3. Sometimes, we have prior knowledge about which points should belong in the same cluster. Suppose we are given a set $S$ of example pairs $(i,j)$ which must be assigned to the same cluster. For example, suppose we have 5 examples; then $S = \{ (1, 5), (2, 3), (3, 4) \}$ says that examples 2, 3, and 4 must be in the same cluster and that examples 1 and 5 must be in the same cluster. Provide the modified k-means algorithm that performs alternating minimization on the reconstruction loss: $$\sum \limits_{i=1}^n \| \mu_{z_i} - \phi(x_i) \|^2$$ where $\mu_{z_i}$ is the assigned centroid for the feature vector $\phi(x_i)$.

Recall that alternating minimization is when we are optimizing two variables jointly by alternating which variable we keep constant. We recommend starting by first keeping $z$ fixed and optimizing over $\mu$ and then keeping $\mu$ fixed and optimizing over $z$.
4. A written explanation for the modified k-means algorithm, which includes a mathematical expression representing the modified cluster assignment update rule for the k-means steps.
5. What is the advantage of running K-means multiple times on the same dataset with the same K, but different random initializations?

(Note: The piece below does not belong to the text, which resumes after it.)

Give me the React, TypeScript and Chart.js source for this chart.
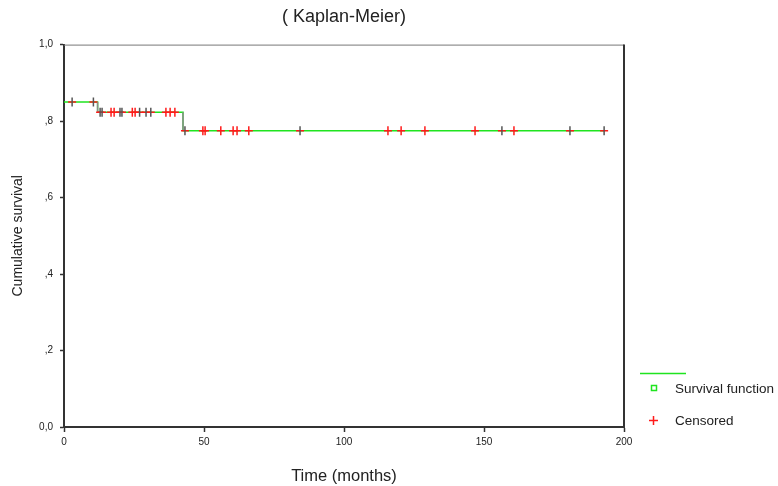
import React, { useEffect, useRef } from 'react';
import { Chart, registerables } from 'chart.js';

Chart.register(...registerables);

// ---- data ----
const stepTimes = [0, 12, 42.5, 193];
const stepSurvival = [0.85, 0.8234, 0.775, 0.775];
const censorTimes = [
  2.9, 10.5,
  12.9, 13.6, 16.8, 17.9, 20, 20.7, 24.4, 25.4, 27, 29.3, 31, 36.4, 37.9, 39.6,
  43.2, 49.6, 50.4, 56, 60.4, 61.8, 66, 84.3, 115.7, 120.4, 128.9, 146.8, 156.4, 160.7, 180.7, 192.9,
];
const greyMarkTimes = [2.9, 10.5, 12.9, 13.6, 20, 20.7, 27, 29.3, 31, 43.2, 84.3, 156.4, 180.7, 192.9];
const xTickValues = [0, 50, 100, 150, 200];
const xTickLabels = ['0', '50', '100', '150', '200'];
const yTickValues = [0, 0.2, 0.4, 0.6, 0.8, 1];
const yTickLabels = ['0,0', ',2', ',4', ',6', ',8', '1,0'];
const titleText = '( Kaplan-Meier)';
const xTitle = 'Time (months)';
const yTitle = 'Cumulative survival';
const legendLabels = ['Survival function', 'Censored'];

const FONT = '"Liberation Sans", Arial, Helvetica, sans-serif';
const GREEN = '#1fe41f';
const RED = '#ff1a1a';

function survivalAt(t: number): number {
  let s = stepSurvival[0];
  for (let i = 0; i < stepTimes.length; i++) {
    if (stepTimes[i] <= t) s = stepSurvival[i];
  }
  return s;
}

const framePlugin = {
  id: 'frameLegend',
  afterDatasetsDraw(chart: any) {
    const { ctx, chartArea } = chart;
    const { left, right, top, bottom } = chartArea;
    ctx.save();
    ctx.strokeStyle = '#777';
    ctx.lineWidth = 1;
    ctx.beginPath();
    ctx.moveTo(left, top + 0.5);
    ctx.lineTo(right, top + 0.5);
    ctx.stroke();
    ctx.strokeStyle = '#333';
    ctx.lineWidth = 2;
    ctx.beginPath();
    ctx.moveTo(right, top);
    ctx.lineTo(right, bottom + 1);
    ctx.stroke();
    ctx.restore();
  },
  afterDraw(chart: any) {
    const { ctx } = chart;
    ctx.save();
    // survival function entry
    ctx.strokeStyle = GREEN;
    ctx.lineWidth = 1.5;
    ctx.beginPath();
    ctx.moveTo(640, 373.5);
    ctx.lineTo(686, 373.5);
    ctx.stroke();
    ctx.strokeRect(651.5, 385.5, 5, 5);
    // censored entry
    ctx.strokeStyle = RED;
    ctx.beginPath();
    ctx.moveTo(649, 420.5);
    ctx.lineTo(658, 420.5);
    ctx.moveTo(653.5, 416);
    ctx.lineTo(653.5, 425);
    ctx.stroke();
    ctx.fillStyle = '#222';
    ctx.font = `13.5px ${FONT}`;
    ctx.textBaseline = 'middle';
    ctx.textAlign = 'left';
    ctx.fillText(legendLabels[0], 675, 389);
    ctx.fillText(legendLabels[1], 675, 421);
    ctx.restore();
  },
};

export default function App() {
  const ref = useRef<HTMLCanvasElement>(null);

  useEffect(() => {
    if (!ref.current) return;
    const stepData = stepTimes.map((t, i) => ({ x: t, y: stepSurvival[i] }));
    const dropData: any[] = [];
    for (let i = 1; i < stepTimes.length; i++) {
      if (stepSurvival[i] !== stepSurvival[i - 1]) {
        dropData.push({ x: stepTimes[i], y: stepSurvival[i - 1] });
        dropData.push({ x: stepTimes[i], y: stepSurvival[i] });
        dropData.push({ x: stepTimes[i], y: null });
      }
    }
    const censorData = censorTimes.map((t) => ({ x: t, y: survivalAt(t) }));
    const vertColors = censorTimes.map((t) => (greyMarkTimes.includes(t) ? '#555' : RED));

    const chart = new Chart(ref.current, {
      type: 'line',
      data: {
        datasets: [
          {
            label: 'Survival function',
            data: stepData,
            stepped: 'before',
            borderColor: GREEN,
            borderWidth: 1.5,
            pointRadius: 0,
            fill: false,
            order: 4,
          },
          {
            label: 'drops',
            data: dropData,
            borderColor: '#8c8c8c',
            borderWidth: 1.5,
            pointRadius: 0,
            spanGaps: false,
            fill: false,
            order: 3,
          },
          {
            label: 'Censored',
            data: censorData,
            showLine: false,
            pointStyle: 'line',
            pointRadius: 4,
            pointBorderColor: RED,
            pointBorderWidth: 1.5,
            order: 2,
          },
          {
            label: 'Censored v',
            data: censorData,
            showLine: false,
            pointStyle: 'line',
            pointRotation: 90,
            pointRadius: 4.5,
            pointBorderColor: vertColors,
            pointBorderWidth: 1.5,
            order: 1,
          },
        ],
      } as any,
      options: {
        responsive: false,
        animation: false,
        devicePixelRatio: 1,
        layout: { padding: { top: 0, left: 0, right: 154, bottom: 0 } },
        plugins: {
          legend: { display: false },
          tooltip: { enabled: false },
          title: {
            display: true,
            text: titleText,
            fullSize: false,
            color: '#222',
            font: { family: FONT, size: 18, weight: 'normal' },
            padding: { top: 6, bottom: 17 },
          },
        },
        scales: {
          x: {
            type: 'linear',
            min: 0,
            max: 200,
            afterBuildTicks: (scale: any) => {
              scale.ticks = xTickValues.map((v) => ({ value: v }));
            },
            afterFit: (scale: any) => {
              scale.height = 59;
            },
            ticks: {
              color: '#222',
              font: { family: FONT, size: 10 },
              padding: 4,
              maxRotation: 0,
              callback: (v: any) => {
                const i = xTickValues.indexOf(Number(v));
                return i >= 0 ? xTickLabels[i] : '';
              },
            },
            grid: {
              display: true,
              drawOnChartArea: false,
              drawTicks: true,
              tickLength: 5,
              tickColor: '#333',
              tickWidth: 1.5,
            },
            border: { display: true, color: '#333', width: 2 },
            title: {
              display: true,
              text: xTitle,
              color: '#222',
              font: { family: FONT, size: 16.5 },
              padding: { top: 0, bottom: 0 },
            },
          },
          y: {
            type: 'linear',
            min: 0,
            max: 1,
            afterBuildTicks: (scale: any) => {
              scale.ticks = yTickValues.map((v) => ({ value: v }));
            },
            afterFit: (scale: any) => {
              scale.width = 64;
            },
            ticks: {
              color: '#222',
              font: { family: FONT, size: 10 },
              padding: 7,
              callback: (v: any) => {
                const i = yTickValues.findIndex((t) => Math.abs(t - Number(v)) < 1e-9);
                return i >= 0 ? yTickLabels[i] : '';
              },
            },
            grid: {
              display: true,
              drawOnChartArea: false,
              drawTicks: true,
              tickLength: 4,
              tickColor: '#333',
              tickWidth: 1.5,
            },
            border: { display: true, color: '#333', width: 2 },
            title: {
              display: true,
              text: yTitle,
              color: '#222',
              font: { family: FONT, size: 14 },
              padding: { top: 10, bottom: 0 },
            },
          },
        },
      } as any,
      plugins: [framePlugin],
    });
    return () => chart.destroy();
  }, []);

  return (
    <div style={{ position: 'absolute', left: 0, top: 0, width: 778, height: 486, background: '#fff' }}>
      <canvas ref={ref} width={778} height={486} />
    </div>
  );
}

6. A short (~1-3 sentences) written explanation.
7. If we scale all dimensions in our initial centroids and data points by some factor, are we guaranteed to retrieve the same clusters after running K-means (i.e. will the same data points belong to the same cluster before and after scaling)? What if we scale only certain dimensions? If your answer is yes, provide a short explanation. If it is no, provide a counterexample.
8. This response should have two parts. The first should be a yes/no response and explanation or counterexample for the first subquestion (scaling all dimensions). The first should be a yes/no response and explanation or counterexample for the first subquestion (scaling only certain dimensions).